Puede que el mensaje final que obtengamos de la cinta no justifique su extensa duración, ni tampoco que los debates que sus personajes nos plantean nos cuadren del todo con las edades de los mismos (quizás, se trate de una dilucidación de ideas más propia de estadios vitales más imberbes y novicios, aunque sobre giros en la vida no hay nada escrito). Pero lo que es incuestionable es la exquisita habilidad de sus implicados para, partiendo de una prerrogativa simple e infantil, terminar generando una empatía dividida en el espectador, removiendo en su interior recuerdos incómodos y hasta obligándonos a preguntarnos cuánto llevamos dentro de la inseguridad y la falta de dignidad de Pádraic y cuándo hemos volcado nuestra soberbia tóxica y altiva sobre los demás, como hace Colm.

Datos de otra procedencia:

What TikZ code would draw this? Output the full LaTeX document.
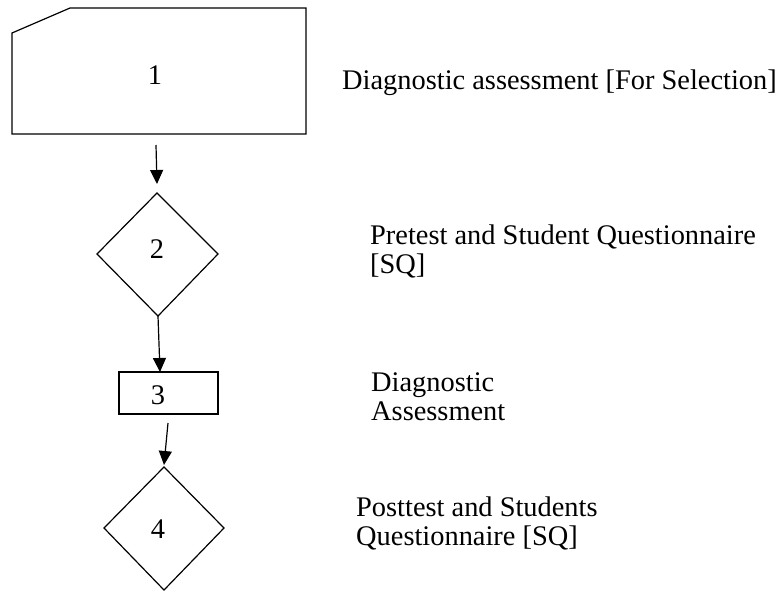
\documentclass[tikz,border=0pt]{standalone}
\usepackage{fontspec}
\setmainfont{Liberation Serif}
\usetikzlibrary{arrows.meta}
\begin{document}
\begin{tikzpicture}[x=1pt,y=-1pt,
  shapeline/.style={draw=black,line width=1.2pt,line join=miter},
  conn/.style={draw=black,line width=1.2pt,-{Triangle[length=14pt,width=13pt]}},
  num/.style={font=\fontsize{28.4}{30}\selectfont,inner sep=0pt,anchor=base},
  lbl/.style={font=\fontsize{28.4}{30}\selectfont,inner sep=0pt,anchor=base west}]
\useasboundingbox (0,0) rectangle (776,590);
% shape 1: card
\draw[shapeline] (12,33) -- (70,8) -- (306,8) -- (306,134) -- (12,134) -- cycle;
\node[num] (n1) at (155,84) {1};
\coordinate (s1) at (156,145);
% diamond 2
\draw[shapeline] (157,193) -- (218,254) -- (158,316) -- (97,254) -- cycle;
\coordinate (d2bot) at (158,316);
\node[num] (n2) at (157,258) {2};
% rect 3
\draw[shapeline] (119,372) rectangle (218,414);
\coordinate (r3top) at (160,372);
\coordinate (r3bot) at (168,423);
\node[num] (n3) at (158,404) {3};
% diamond 4
\draw[shapeline] (164,467) -- (224,528) -- (164,590) -- (104,528) -- cycle;
\node[num] (n4) at (158,538) {4};
% connectors
\coordinate (e1) at (157,184);
\coordinate (e3) at (164,465);
\draw[conn] (s1) -- (e1);
\draw[conn] (d2bot) -- (r3top);
\draw[conn] (r3bot) -- (e3);
% labels
\node[lbl] (t1) at (342,89) {Diagnostic assessment [For Selection]};
\node[lbl] (t2a) at (370,244) {Pretest and Student Questionnaire};
\node[lbl] (t2b) at (370,273) {[SQ]};
\node[lbl] (t3a) at (371,391) {Diagnostic};
\node[lbl] (t3b) at (371,420) {Assessment};
\node[lbl] (t4a) at (356,516) {Posttest and Students};
\node[lbl] (t4b) at (356,545) {Questionnaire [SQ]};
\end{tikzpicture}
\end{document}
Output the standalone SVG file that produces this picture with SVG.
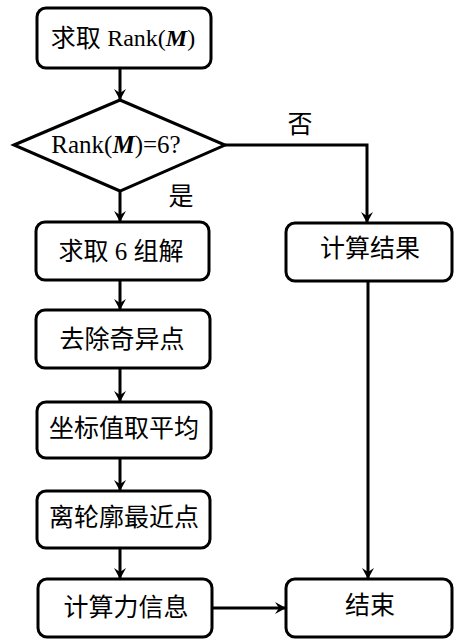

A la ecuación se suman una serie de golpes de humor comedido que aligeran la trama y una muy correcta Kerry Condon en el papel de Siobhán, hermana de Pádraic y representante de la razón, que más consciente que nunca de las limitaciones que un pueblo de señoros y chismosas tiene para ofrecerle, decide poner pies en polvorosa y darle un giro radical a su vida. Algo que, al igual que la decisión tomada por Colm (más respetable o no), choca con el universo pequeño y cómodo de Pádraic, quien termina por demostrarnos que porta en su mano el estandarte de ese miedo del que todos somos conscientes al reconocer que la vida es volátil y cambiante y que nada es para siempre. Sentimientos de desasosiego, salpimentados con la BSO de Carter Burwell (otro gran habitual en el trabajo de McDonagh) que nos permiten explorar con detenimiento y atención los diferentes matices y ambages que sacuden la amistad masculina, marcada por una histórica e incorregible insensibilidad y mala gestión emocional.